◆ YOUR OBJECTIVE
Would you write out the listing verbatim and skip every picture in it?

....

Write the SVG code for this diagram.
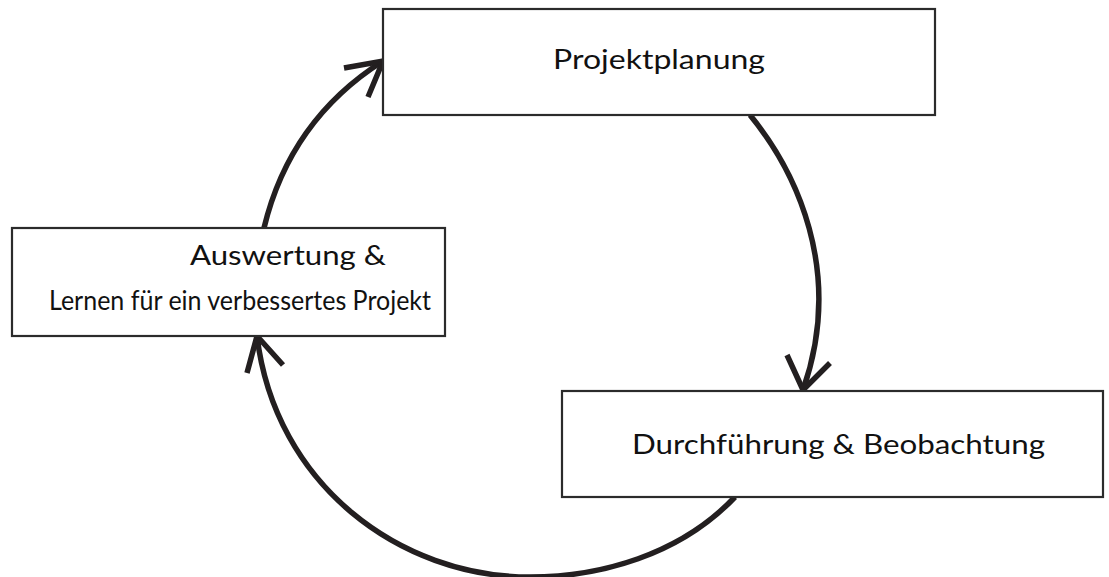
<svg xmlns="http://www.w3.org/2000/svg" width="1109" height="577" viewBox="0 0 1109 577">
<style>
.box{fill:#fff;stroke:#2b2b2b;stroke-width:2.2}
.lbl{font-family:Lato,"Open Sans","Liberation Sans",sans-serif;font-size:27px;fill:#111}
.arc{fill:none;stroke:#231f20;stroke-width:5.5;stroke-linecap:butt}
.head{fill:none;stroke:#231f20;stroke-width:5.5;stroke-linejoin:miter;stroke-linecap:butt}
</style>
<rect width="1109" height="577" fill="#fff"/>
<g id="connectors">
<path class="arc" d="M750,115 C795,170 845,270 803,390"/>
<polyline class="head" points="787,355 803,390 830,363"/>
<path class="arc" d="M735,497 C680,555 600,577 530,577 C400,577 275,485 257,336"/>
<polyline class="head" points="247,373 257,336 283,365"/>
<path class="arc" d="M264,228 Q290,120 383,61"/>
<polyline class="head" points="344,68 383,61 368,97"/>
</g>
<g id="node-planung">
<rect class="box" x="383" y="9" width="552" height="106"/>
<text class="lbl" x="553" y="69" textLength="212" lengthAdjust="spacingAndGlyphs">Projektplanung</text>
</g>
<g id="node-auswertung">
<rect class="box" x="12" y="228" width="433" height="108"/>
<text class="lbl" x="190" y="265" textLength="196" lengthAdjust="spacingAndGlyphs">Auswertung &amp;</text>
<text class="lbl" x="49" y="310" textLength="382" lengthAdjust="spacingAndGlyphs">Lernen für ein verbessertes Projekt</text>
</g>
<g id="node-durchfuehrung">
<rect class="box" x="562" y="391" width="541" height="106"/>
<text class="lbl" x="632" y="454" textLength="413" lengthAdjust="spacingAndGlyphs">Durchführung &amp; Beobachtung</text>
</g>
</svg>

....

◆ WRITTEN ANSWER
Write the SVG code for this diagram.
<svg xmlns="http://www.w3.org/2000/svg" width="1109" height="577" viewBox="0 0 1109 577">
<style>
.box{fill:#fff;stroke:#2b2b2b;stroke-width:2.2}
.lbl{font-family:Lato,"Open Sans","Liberation Sans",sans-serif;font-size:27px;fill:#111}
.arc{fill:none;stroke:#231f20;stroke-width:5.5;stroke-linecap:butt}
.head{fill:none;stroke:#231f20;stroke-width:5.5;stroke-linejoin:miter;stroke-linecap:butt}
</style>
<rect width="1109" height="577" fill="#fff"/>
<g id="connectors">
<path class="arc" d="M750,115 C795,170 845,270 803,390"/>
<polyline class="head" points="787,355 803,390 830,363"/>
<path class="arc" d="M735,497 C680,555 600,577 530,577 C400,577 275,485 257,336"/>
<polyline class="head" points="247,373 257,336 283,365"/>
<path class="arc" d="M264,228 Q290,120 383,61"/>
<polyline class="head" points="344,68 383,61 368,97"/>
</g>
<g id="node-planung">
<rect class="box" x="383" y="9" width="552" height="106"/>
<text class="lbl" x="553" y="69" textLength="212" lengthAdjust="spacingAndGlyphs">Projektplanung</text>
</g>
<g id="node-auswertung">
<rect class="box" x="12" y="228" width="433" height="108"/>
<text class="lbl" x="190" y="265" textLength="196" lengthAdjust="spacingAndGlyphs">Auswertung &amp;</text>
<text class="lbl" x="49" y="310" textLength="382" lengthAdjust="spacingAndGlyphs">Lernen für ein verbessertes Projekt</text>
</g>
<g id="node-durchfuehrung">
<rect class="box" x="562" y="391" width="541" height="106"/>
<text class="lbl" x="632" y="454" textLength="413" lengthAdjust="spacingAndGlyphs">Durchführung &amp; Beobachtung</text>
</g>
</svg>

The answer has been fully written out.